Not long after the recovery work, a soldier working atop a tall structure at Jeremiah’s tent site slipped and fell. His full weight hit Jeremiah, who suffered upper back, neck and head injuries.
Jeremiah was never the same. “Previously I was Johnny-on-the-spot, having everything done,” he said, “but not after that. The mental and physical toll was too much.”
Discharged in July 2005 with a disabling injury, Jeremiah returned home to his wife and children. In a good but high-stress job at Bell in Fort Worth, where he oversaw the rewiring of Black Hawks, he refused to get help for his increasing emotional instability.
“I felt like I could ‘workaholic’ my way out of my problems.”
Only when he was close to a breakdown did he get his priorities in order. He credits the Dallas and Waco VA medical centers for helping him turn the corner on his PTSD, depression and anxiety. “Divine help was part of it, too, or I wouldn’t be here today,” he said.
Married for 26 years to Jessie and with three daughters and two grandchildren, Jeremiah focuses on family and church. “I do a little woodworking when I feel up to it,” he said. “It’s not a business, just something to be creative and get the mind engaged.”
Stepping into places of uncertainty is hard for Jeremiah, but after a visit to the Dallas VA last spring, he decided it was time to tackle Bonnye’s door.
Looking back, “There were a lot of hands around us guiding us into making this happen,” he said.
The Beauty and Craftsmanship
By Jeremiah’s third day on the job, Bonnye exhaled.

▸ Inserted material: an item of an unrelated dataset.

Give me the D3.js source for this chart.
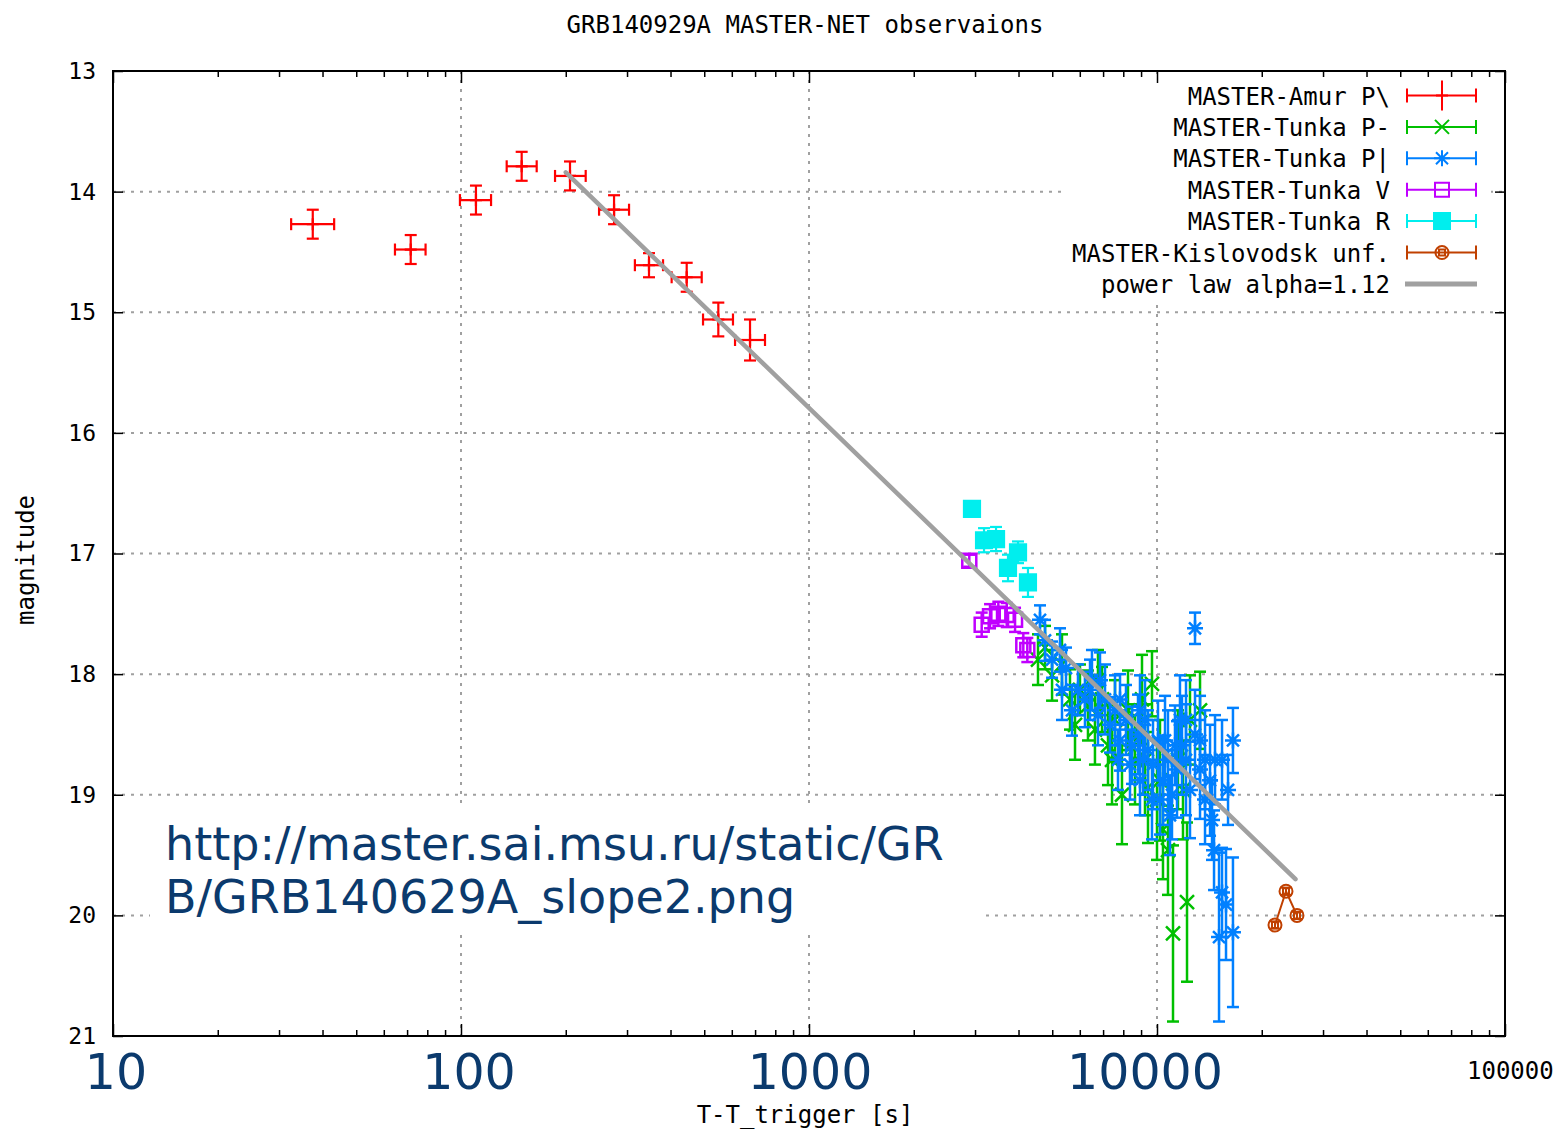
<!DOCTYPE html>
<html><head><meta charset="utf-8">
<script src="https://cdn.jsdelivr.net/npm/d3@7"></script>
<style>body{margin:0;background:#fff;} svg{display:block;}</style>
</head><body><svg id="c" width="1555" height="1132"></svg>
<script>
// ---------------- DATA ----------------
const titleText = "GRB140929A MASTER-NET observaions";
const xLabelText = "T-T_trigger [s]";
const yLabelText = "magnitude";
const xMajorTicks = [10, 100, 1000, 10000, 100000];
const yTicks = [13, 14, 15, 16, 17, 18, 19, 20, 21];
const bigXLabels = ["10", "100", "1000", "10000"];
const bigXValues = [10, 100, 1000, 10000];
const urlLines = ["http://master.sai.msu.ru/static/GR", "B/GRB140629A_slope2.png"];
const legendLabels = ["MASTER-Amur P\\", "MASTER-Tunka P-", "MASTER-Tunka P|", "MASTER-Tunka V",
  "MASTER-Tunka R", "MASTER-Kislovodsk unf.", "power law alpha=1.12"];

// [t, tLow, tHigh, mag, magErr]
const amurP = [
  [37.5, 32.5, 43.2, 14.27, 0.12],
  [71.7, 64.6, 79.1, 14.48, 0.12],
  [110.4, 99.3, 122, 14.07, 0.12],
  [149.4, 135.3, 165, 13.79, 0.12],
  [205.7, 186.3, 228.2, 13.87, 0.12],
  [275.3, 249.3, 304, 14.15, 0.12],
  [346.9, 316, 380.7, 14.61, 0.10],
  [445.2, 403, 491.7, 14.71, 0.12],
  [548.8, 496, 604.7, 15.06, 0.14],
  [676.9, 613, 747.4, 15.23, 0.17]
];
// [t, mag, magErr]
const tunkaPminus = [
  [4550, 17.88, 0.21], [4767, 17.78, 0.18], [4994, 18.01, 0.21], [5333, 17.92, 0.25],
  [5623, 18.21, 0.25], [5813, 18.42, 0.29], [6007, 18.13, 0.21], [6333, 18.26, 0.29],
  [6633, 18.46, 0.29], [6767, 18.05, 0.25], [6950, 18.21, 0.27], [7231, 18.59, 0.33],
  [7426, 18.71, 0.37], [7574, 18.38, 0.33], [7932, 19.00, 0.41], [8254, 18.30, 0.33],
  [8475, 18.50, 0.25], [8645, 18.71, 0.37], [9055, 18.21, 0.37], [9236, 18.71, 0.46],
  [9421, 18.94, 0.46], [9674, 18.08, 0.27], [10000, 19.04, 0.50], [10200, 18.88, 0.50],
  [10404, 19.29, 0.41], [10754, 19.46, 0.37], [11117, 20.15, 0.73], [11490, 18.71, 0.41],
  [11876, 18.96, 0.41], [12197, 19.89, 0.66], [12440, 18.38, 0.37], [13294, 18.30, 0.32]
];
const tunkaPbar = [
  [4611, 17.55, 0.12], [4767, 17.72, 0.17], [4994, 17.88, 0.15], [5264, 17.80, 0.18],
  [5333, 18.13, 0.25], [5476, 17.95, 0.17], [5698, 18.30, 0.21], [5929, 18.13, 0.21],
  [6209, 18.21, 0.23], [6420, 18.13, 0.25], [6503, 18.05, 0.25], [6767, 18.34, 0.25],
  [6858, 18.05, 0.23], [7089, 18.21, 0.29], [7327, 18.42, 0.23], [7574, 18.30, 0.29],
  [7725, 18.71, 0.25], [7829, 18.55, 0.25], [7829, 18.21, 0.21], [8145, 18.38, 0.29],
  [8364, 18.75, 0.29], [8475, 18.59, 0.32], [8819, 18.50, 0.33], [8935, 18.30, 0.29],
  [8935, 18.88, 0.29], [9115, 18.71, 0.29], [9236, 18.38, 0.33], [9421, 18.63, 0.33],
  [9674, 19.04, 0.33], [9739, 18.75, 0.37], [10066, 18.55, 0.33], [10200, 19.04, 0.29],
  [10404, 18.88, 0.37], [10545, 18.55, 0.37], [10754, 18.71, 0.41], [10898, 19.17, 0.33],
  [11042, 19.00, 0.37], [11264, 18.59, 0.33], [11415, 18.79, 0.40], [11641, 18.38, 0.37],
  [11798, 18.59, 0.41], [12116, 18.71, 0.46], [12116, 18.38, 0.33], [12440, 18.96, 0.40],
  [12860, 17.62, 0.13], [12860, 18.50, 0.37], [13294, 18.79, 0.41], [13294, 18.55, 0.37],
  [13740, 19.04, 0.37], [13740, 18.71, 0.41], [14204, 18.88, 0.46], [14390, 19.21, 0.33],
  [14584, 19.46, 0.33], [14680, 18.71, 0.37], [15075, 20.18, 0.70], [15377, 19.81, 0.37],
  [15377, 18.71, 0.33], [15788, 19.91, 0.46], [16000, 18.96, 0.29], [16530, 20.14, 0.62],
  [16530, 18.55, 0.27]
];
const tunkaV = [
  [2888, 17.06, 0.05], [3135, 17.59, 0.10], [3313, 17.52, 0.10], [3500, 17.50, 0.10],
  [3700, 17.51, 0.10], [3909, 17.55, 0.10], [4129, 17.76, 0.10], [4240, 17.80, 0.10]
];
const tunkaR = [
  [2940, 16.63, 0.06], [3184, 16.89, 0.10], [3447, 16.88, 0.10],
  [3731, 17.12, 0.11], [3987, 16.99, 0.09], [4258, 17.24, 0.12]
];
const kislovodsk = [[21830, 20.08, 0.03], [23480, 19.80, 0.03], [25250, 20.00, 0.03]];
const powerLaw = [[200, 13.84], [25000, 19.70]];

// ---------------- LAYOUT ----------------
const L = 113, R = 1505, T = 71, B = 1036;
const svg = d3.select("#c");
const x = d3.scaleLog().domain([10, 100000]).range([L, R]);
const y = d3.scaleLinear().domain([13, 21]).range([T, B]);
const MONO = "'DejaVu Sans Mono', monospace";
const COL = {red: "#ff0000", green: "#00c000", blue: "#0080ff", purple: "#c000ff",
  cyan: "#00eeee", orange: "#c04000", grey: "#a0a0a0", navy: "#0b3a6d"};

// grid
const grid = svg.append("g").attr("stroke", "#a0a0a0").attr("stroke-width", 2)
  .attr("stroke-dasharray", "3,6");
grid.selectAll("line.gv").data(xMajorTicks.slice(1, -1)).join("line").attr("class", "gv")
  .attr("x1", d => x(d)).attr("x2", d => x(d)).attr("y1", T).attr("y2", B);
grid.selectAll("line.gh").data(yTicks.slice(1, -1)).join("line").attr("class", "gh")
  .attr("y1", d => y(d)).attr("y2", d => y(d)).attr("x1", L).attr("x2", R);

// opaque boxes (key and text box)
svg.append("rect").attr("x", 1066).attr("y", 80).attr("width", 425).attr("height", 219).attr("fill", "#fff");
svg.append("rect").attr("x", 150).attr("y", 805).attr("width", 835).attr("height", 125).attr("fill", "#fff");

// axes ticks
const xMinor = [];
[10, 100, 1000, 10000].forEach(dec => { for (let k = 2; k <= 9; k++) xMinor.push(k * dec); });
function styleAxis(g) { g.select(".domain").remove(); g.selectAll("line").attr("stroke", "#000").attr("stroke-width", 1.5); }
svg.append("g").attr("transform", `translate(0,${B})`)
  .call(d3.axisBottom(x).tickValues(xMajorTicks).tickSize(-12).tickFormat("")).call(styleAxis);
svg.append("g").attr("transform", `translate(0,${B})`)
  .call(d3.axisBottom(x).tickValues(xMinor).tickSize(-6).tickFormat("")).call(styleAxis);
svg.append("g").attr("transform", `translate(0,${T})`)
  .call(d3.axisTop(x).tickValues(xMajorTicks).tickSize(-12).tickFormat("")).call(styleAxis);
svg.append("g").attr("transform", `translate(0,${T})`)
  .call(d3.axisTop(x).tickValues(xMinor).tickSize(-6).tickFormat("")).call(styleAxis);
const yAx = svg.append("g").attr("transform", `translate(${L},0)`)
  .call(d3.axisLeft(y).tickValues(yTicks).tickSize(-10).tickPadding(17).tickFormat(d3.format("d")))
  .call(styleAxis);
yAx.selectAll("text").attr("font-family", MONO).attr("font-size", 23).attr("fill", "#000");
svg.append("g").attr("transform", `translate(${R},0)`)
  .call(d3.axisRight(y).tickValues(yTicks).tickSize(-10).tickFormat("")).call(styleAxis);

// symbols
const SYM = {
  plus: "M-6,0H6M0,-6V6",
  cross: "M-7,-7L7,7M-7,7L7,-7",
  star: "M-8,0H8M0,-8V8M-6,-6L6,6M-6,6L6,-6",
  osq: "M-7,-7H7V7H-7Z",
  fsq: "M-8,-8H8V8H-8Z",
  circ: "M-6.5,0A6.5,6.5 0 1,0 6.5,0A6.5,6.5 0 1,0 -6.5,0M-3,-3H3V3H-3Z"
};
const CAP = 6;
function drawSeries(rows, color, sym, fill, hasX, sw) {
  const g = svg.append("g").attr("stroke", color).attr("stroke-width", sw).attr("fill", "none");
  const pts = g.selectAll("g").data(rows).join("g");
  pts.each(function (r) {
    const s = d3.select(this);
    const t = r[0], mag = hasX ? r[3] : r[1], err = hasX ? r[4] : r[2];
    const cx = x(t), cy = y(mag), y1 = y(mag - err), y2 = y(mag + err);
    s.append("line").attr("x1", cx).attr("x2", cx).attr("y1", y1).attr("y2", y2);
    s.append("line").attr("x1", cx - CAP).attr("x2", cx + CAP).attr("y1", y1).attr("y2", y1);
    s.append("line").attr("x1", cx - CAP).attr("x2", cx + CAP).attr("y1", y2).attr("y2", y2);
    if (hasX) {
      const x1 = x(r[1]), x2 = x(r[2]);
      s.append("line").attr("x1", x1).attr("x2", x2).attr("y1", cy).attr("y2", cy);
      s.append("line").attr("x1", x1).attr("x2", x1).attr("y1", cy - CAP).attr("y2", cy + CAP);
      s.append("line").attr("x1", x2).attr("x2", x2).attr("y1", cy - CAP).attr("y2", cy + CAP);
    }
    s.append("path").attr("d", SYM[sym]).attr("transform", `translate(${cx},${cy})`)
      .attr("fill", fill ? color : "none");
  });
  return g;
}
drawSeries(amurP, COL.red, "plus", false, true, 2.2);
drawSeries(tunkaPminus, COL.green, "cross", false, false, 2.5);
drawSeries(tunkaPbar, COL.blue, "star", false, false, 2.5);
drawSeries(tunkaV, COL.purple, "osq", false, false, 2.5);
drawSeries(tunkaR, COL.cyan, "fsq", true, false, 2.2);
svg.append("path").datum(kislovodsk)
  .attr("d", d3.line().x(d => x(d[0])).y(d => y(d[1])))
  .attr("stroke", COL.orange).attr("stroke-width", 2).attr("fill", "none");
drawSeries(kislovodsk, COL.orange, "circ", false, false, 2);

// power law
svg.append("path").datum(powerLaw)
  .attr("d", d3.line().x(d => x(d[0])).y(d => y(d[1])))
  .attr("stroke", COL.grey).attr("stroke-width", 4.5).attr("fill", "none").attr("stroke-linecap", "round");

// legend
const legColors = [COL.red, COL.green, COL.blue, COL.purple, COL.cyan, COL.orange, COL.grey];
const legSyms = ["plus", "cross", "star", "osq", "fsq", "circ", null];
const lg = svg.append("g");
legendLabels.forEach((lab, i) => {
  const ry = 95.5 + i * 31.4;
  lg.append("text").attr("x", 1390).attr("y", ry + 9).attr("text-anchor", "end")
    .attr("font-family", MONO).attr("font-size", 24).attr("fill", "#000").text(lab);
  const c = legColors[i];
  const g = lg.append("g").attr("stroke", c).attr("fill", "none").attr("stroke-width", 2);
  if (legSyms[i] === null) {
    g.append("line").attr("x1", 1405).attr("x2", 1477).attr("y1", ry).attr("y2", ry).attr("stroke-width", 5);
    return;
  }
  g.append("line").attr("x1", 1407).attr("x2", 1476).attr("y1", ry).attr("y2", ry);
  g.append("line").attr("x1", 1407).attr("x2", 1407).attr("y1", ry - 7).attr("y2", ry + 7);
  g.append("line").attr("x1", 1476).attr("x2", 1476).attr("y1", ry - 7).attr("y2", ry + 7);
  if (i === 0) g.append("line").attr("x1", 1442).attr("x2", 1442).attr("y1", ry - 15).attr("y2", ry + 15);
  g.append("path").attr("d", SYM[legSyms[i]]).attr("transform", `translate(1442,${ry})`)
    .attr("fill", legSyms[i] === "fsq" ? c : "none");
});

// border
svg.append("rect").attr("x", L).attr("y", T).attr("width", R - L).attr("height", B - T)
  .attr("fill", "none").attr("stroke", "#000").attr("stroke-width", 2);

// titles
svg.append("text").attr("x", 805).attr("y", 33).attr("text-anchor", "middle")
  .attr("font-family", MONO).attr("font-size", 24).text(titleText);
svg.append("text").attr("x", 805).attr("y", 1123).attr("text-anchor", "middle")
  .attr("font-family", MONO).attr("font-size", 24).text(xLabelText);
svg.append("text").attr("transform", "translate(34,560) rotate(-90)").attr("text-anchor", "middle")
  .attr("font-family", MONO).attr("font-size", 24).text(yLabelText);
svg.append("text").attr("x", 1467).attr("y", 1079)
  .attr("font-family", MONO).attr("font-size", 24).text(d3.format("d")(xMajorTicks[4]));

// overlaid annotation text
const bigDx = [3, 8, 1, -12];
svg.append("g").selectAll("text").data(bigXValues).join("text")
  .attr("x", (d, i) => x(d) + bigDx[i]).attr("y", 1089).attr("text-anchor", "middle")
  .attr("font-family", "'DejaVu Sans', Verdana, sans-serif").attr("font-size", 49)
  .attr("fill", COL.navy).text((d, i) => bigXLabels[i]);
svg.append("g").selectAll("text").data(urlLines).join("text")
  .attr("x", 165).attr("y", (d, i) => 860 + i * 53)
  .attr("font-family", "'DejaVu Sans', Verdana, sans-serif").attr("font-size", 46)
  .attr("fill", COL.navy).text(d => d);
</script></body></html>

She could tell the door had grabbed his interest.
Bit by bit, Jeremiah cleaned the mosaic. “I felt a lot of, ‘Oh my gosh, panic’ at first but I would chunk off a tiny piece of the work — and focus on nothing more,” he laughed.Jeremiah acknowledged saying many prayers involving St. Joseph as he toiled.
Each day revealed more of the beauty and craftsmanship of the original.
Jeremiah sensed the care Wayne put into the placement of each wooden shape. He felt the Marine’s effort “to pull out all those emotions and compartmentalization of tragedies and put them on that door.”
The finishing touch was selecting a stain as close to the one Wayne chose. Now the light of the wood grains shines through, protected from the elements by a new sealant.
Jeremiah said restoring the door renewed his spirit, much as creating it revived Wayne’s.
When the door was finished three weeks later, Jeremiah called his father to help him rehang it. “That was a very special moment,” Jeremiah recalled. “He couldn’t believe how it came together so magnificently.”
Bonnye insisted on paying Jeremiah, who originally quoted her about $500. If he had his way, he wouldn’t take any money. “To push through it and restore it was a gift to me,” Jeremiah said.
On Veteran’s Day, Jeremiah will check up on friends he made in the Army via text. Bonnye will visit the Dallas-Fort Worth National Cemetery, where her late husband is interred. “I’ll take my McDonald’s and a good cup of coffee and eat breakfast there with him,” she laughed.
Although Bonnye already senses how happy Wayne is about the new door, she plans to tell him all about Jeremiah and the restoration project.
“I’ll say, ‘It’s even better than the original because it has so much new love in it.”